## What needs to be done
From the listing that follows, reproduce only the lines from the one holding "What D3.js code" through the one holding "const yTitle = 'A450';", both included, with no pictures.

[A run of records]
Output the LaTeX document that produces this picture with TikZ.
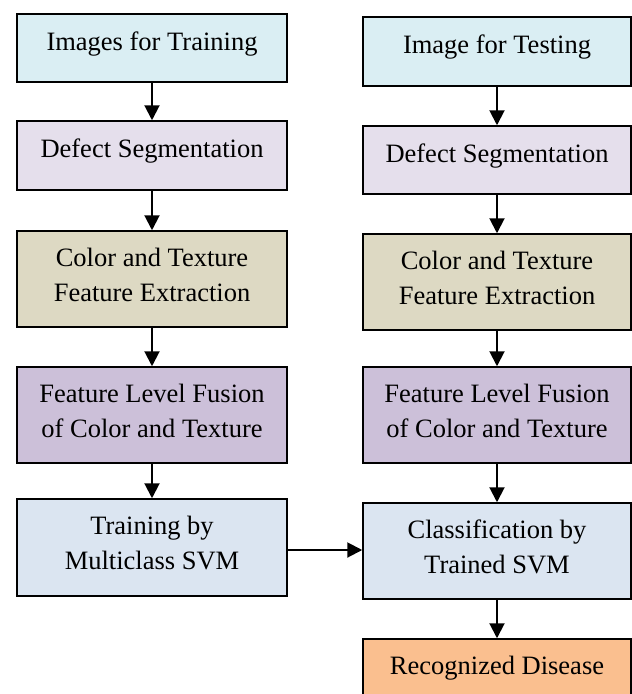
\documentclass[tikz,border=0pt]{standalone}
\usepackage{fontspec}
\setmainfont{Liberation Serif}
\usetikzlibrary{arrows.meta}
\definecolor{cImg}{HTML}{DAEEF3}
\definecolor{cSeg}{HTML}{E5DFEC}
\definecolor{cExt}{HTML}{DDD9C3}
\definecolor{cFus}{HTML}{CCC0D9}
\definecolor{cSvm}{HTML}{DBE5F1}
\definecolor{cRes}{HTML}{FABF8F}
\begin{document}
\begin{tikzpicture}[x=1pt,y=1pt,
  box/.style={draw=black, line width=1.5pt, inner sep=0pt, align=center,
    font=\fontsize{26.5}{35}\selectfont},
  lbox/.style={box, minimum width=270pt},
  rbox/.style={box, minimum width=268pt},
  oneline/.style={text height=20pt, text depth=16pt},
  twoline/.style={text height=54pt, text depth=10pt},
  arr/.style={-{Triangle[width=15pt,length=15pt]}, line width=2pt}]
\useasboundingbox (0,0) rectangle (632,-694);
% left column
\node[lbox, oneline, fill=cImg, minimum height=68pt] (L1) at (152,-48) {Images for Training};
\node[lbox, oneline, fill=cSeg, minimum height=69pt] (L2) at (152,-155.5) {Defect Segmentation};
\node[lbox, twoline, fill=cExt, minimum height=96pt] (L3) at (152,-279) {Color and Texture\\Feature Extraction};
\node[lbox, twoline, fill=cFus, minimum height=96pt] (L4) at (152,-415) {Feature Level Fusion\\of Color and Texture};
\node[lbox, twoline, fill=cSvm, minimum height=97pt] (L5) at (152,-547.5) {Training by\\Multiclass SVM};
% right column
\node[rbox, oneline, fill=cImg, minimum height=69pt] (R1) at (497,-51.5) {Image for Testing};
\node[rbox, oneline, fill=cSeg, minimum height=68pt] (R2) at (497,-160) {Defect Segmentation};
\node[rbox, twoline, fill=cExt, minimum height=96pt] (R3) at (497,-282) {Color and Texture\\Feature Extraction};
\node[rbox, twoline, fill=cFus, minimum height=96pt] (R4) at (497,-415) {Feature Level Fusion\\of Color and Texture};
\node[rbox, twoline, fill=cSvm, minimum height=96pt] (R5) at (497,-551) {Classification by\\Trained SVM};
\node[rbox, oneline, fill=cRes, minimum height=66pt] (R6) at (497,-672) {Recognized Disease};
% connectors
\draw[arr] (L1) -- (L2);
\draw[arr] (L2) -- (L3);
\draw[arr] (L3) -- (L4);
\draw[arr] (L4) -- (L5);
\draw[arr] (R1) -- (R2);
\draw[arr] (R2) -- (R3);
\draw[arr] (R3) -- (R4);
\draw[arr] (R4) -- (R5);
\draw[arr] (R5) -- (R6);
\draw[arr] ([yshift=-2.5pt]L5.east) -- ([yshift=-2.5pt]L5.east -| R5.west);
\end{tikzpicture}
\end{document}
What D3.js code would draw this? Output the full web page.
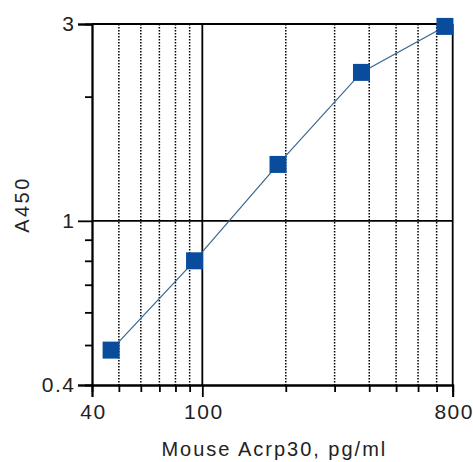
<!DOCTYPE html>
<html>
<head>
<meta charset="utf-8">
<script src="https://cdn.jsdelivr.net/npm/d3@7"></script>
<style>
  body { margin: 0; background: #fff; }
  svg { display: block; }
  text { font-family: "Liberation Sans", Arial, sans-serif; fill: #222; }
</style>
</head>
<body>
<svg id="canvas"></svg>
<script>
const width = 473;
const height = 462;

// standard curve data
const concentrations = [46.875, 93.75, 187.5, 375, 750];
const absorbance = [0.486, 0.80, 1.37, 2.29, 2.96];

// ticks
const xMajor = [40, 100, 800];
const xMinor = [50, 60, 70, 80, 90, 200, 300, 400, 500, 600, 700];
const yMajor = [0.4, 1, 3];
const yMinor = [0.5, 0.6, 0.7, 0.8, 0.9, 2];

const xTitle = 'Mouse Acrp30, pg/ml';
const yTitle = 'A450';

const plotLeft = 92;
const plotRight = 452.7;
const plotTop = 24;
const plotBottom = 385;

const svg = d3.select('#canvas').attr('width', width).attr('height', height);

const x = d3.scaleLog().domain([40, 800]).range([plotLeft, plotRight]);
const y = d3.scaleLog().domain([0.4, 3]).range([plotBottom, plotTop]);

// dotted grid lines
svg.append('g')
  .selectAll('line')
  .data(xMinor)
  .enter()
  .append('line')
  .attr('x1', (d) => x(d))
  .attr('x2', (d) => x(d))
  .attr('y1', plotTop)
  .attr('y2', plotBottom)
  .attr('stroke', '#000')
  .attr('stroke-width', 1.5)
  .attr('stroke-dasharray', '1.5,1.5');

// solid grid lines at decades
svg.append('line')
  .attr('x1', x(100)).attr('x2', x(100))
  .attr('y1', plotTop).attr('y2', plotBottom)
  .attr('stroke', '#000').attr('stroke-width', 1.8);
svg.append('line')
  .attr('x1', plotLeft).attr('x2', plotRight)
  .attr('y1', y(1)).attr('y2', y(1))
  .attr('stroke', '#000').attr('stroke-width', 1.8);

// frame top + right
svg.append('line')
  .attr('x1', plotLeft).attr('x2', plotRight)
  .attr('y1', plotTop).attr('y2', plotTop)
  .attr('stroke', '#000').attr('stroke-width', 1.8);
svg.append('line')
  .attr('x1', plotRight).attr('x2', plotRight)
  .attr('y1', plotTop).attr('y2', plotBottom)
  .attr('stroke', '#000').attr('stroke-width', 1.8);

// x axis
const xAxis = d3.axisBottom(x).tickValues(xMajor).tickFormat(d3.format('d'))
  .tickSize(12).tickPadding(7);
const xAxisMinor = d3.axisBottom(x).tickValues(xMinor).tickFormat('').tickSize(7);
const xg = svg.append('g').attr('transform', `translate(0, ${plotBottom})`).call(xAxis);
svg.append('g').attr('transform', `translate(0, ${plotBottom})`).call(xAxisMinor);

// y axis
const yAxis = d3.axisLeft(y).tickValues(yMajor).tickFormat((d) => (d < 1 ? d3.format('.1f')(d) : d))
  .tickSize(14).tickPadding(4);
const yAxisMinor = d3.axisLeft(y).tickValues(yMinor).tickFormat('').tickSize(7);
const yg = svg.append('g').attr('transform', `translate(${plotLeft}, 0)`).call(yAxis);
svg.append('g').attr('transform', `translate(${plotLeft}, 0)`).call(yAxisMinor);

svg.selectAll('.domain').attr('stroke', '#000').attr('stroke-width', 1.8);
svg.selectAll('.tick line').attr('stroke', '#000').attr('stroke-width', 1.8);
svg.selectAll('.tick text')
  .attr('fill', '#222')
  .style('font-family', '"Liberation Sans", Arial, sans-serif')
  .style('font-size', '21px')
  .style('letter-spacing', '1.5px');
yg.selectAll('.tick text').attr('dx', '1.5px');
xg.selectAll('.tick text').attr('dx', '1px');

// connecting line
const points = concentrations.map((c, i) => [c, absorbance[i]]);
svg.append('path')
  .datum(points)
  .attr('fill', 'none')
  .attr('stroke', '#36668f')
  .attr('stroke-width', 1.2)
  .attr('d', d3.line().x((d) => x(d[0])).y((d) => y(d[1])));

// square markers
const sq = 17;
svg.append('g')
  .selectAll('rect')
  .data(points)
  .enter()
  .append('rect')
  .attr('x', (d) => x(d[0]) - sq / 2)
  .attr('y', (d) => y(d[1]) - sq / 2)
  .attr('width', sq)
  .attr('height', sq)
  .attr('fill', '#0a4c9c');

// axis titles
svg.append('text')
  .attr('x', (plotLeft + plotRight) / 2 + 2)
  .attr('y', 456)
  .attr('text-anchor', 'middle')
  .style('font-size', '20px')
  .style('letter-spacing', '2px')
  .text(xTitle);

svg.append('text')
  .attr('transform', `translate(29, ${(plotTop + plotBottom) / 2}) rotate(-90)`)
  .attr('text-anchor', 'middle')
  .style('font-size', '20px')
  .style('letter-spacing', '2.5px')
  .text(yTitle);
</script>
</body>
</html>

## Task answer
What D3.js code would draw this? Output the full web page.
<!DOCTYPE html>
<html>
<head>
<meta charset="utf-8">
<script src="https://cdn.jsdelivr.net/npm/d3@7"></script>
<style>
  body { margin: 0; background: #fff; }
  svg { display: block; }
  text { font-family: "Liberation Sans", Arial, sans-serif; fill: #222; }
</style>
</head>
<body>
<svg id="canvas"></svg>
<script>
const width = 473;
const height = 462;

// standard curve data
const concentrations = [46.875, 93.75, 187.5, 375, 750];
const absorbance = [0.486, 0.80, 1.37, 2.29, 2.96];

// ticks
const xMajor = [40, 100, 800];
const xMinor = [50, 60, 70, 80, 90, 200, 300, 400, 500, 600, 700];
const yMajor = [0.4, 1, 3];
const yMinor = [0.5, 0.6, 0.7, 0.8, 0.9, 2];

const xTitle = 'Mouse Acrp30, pg/ml';
const yTitle = 'A450';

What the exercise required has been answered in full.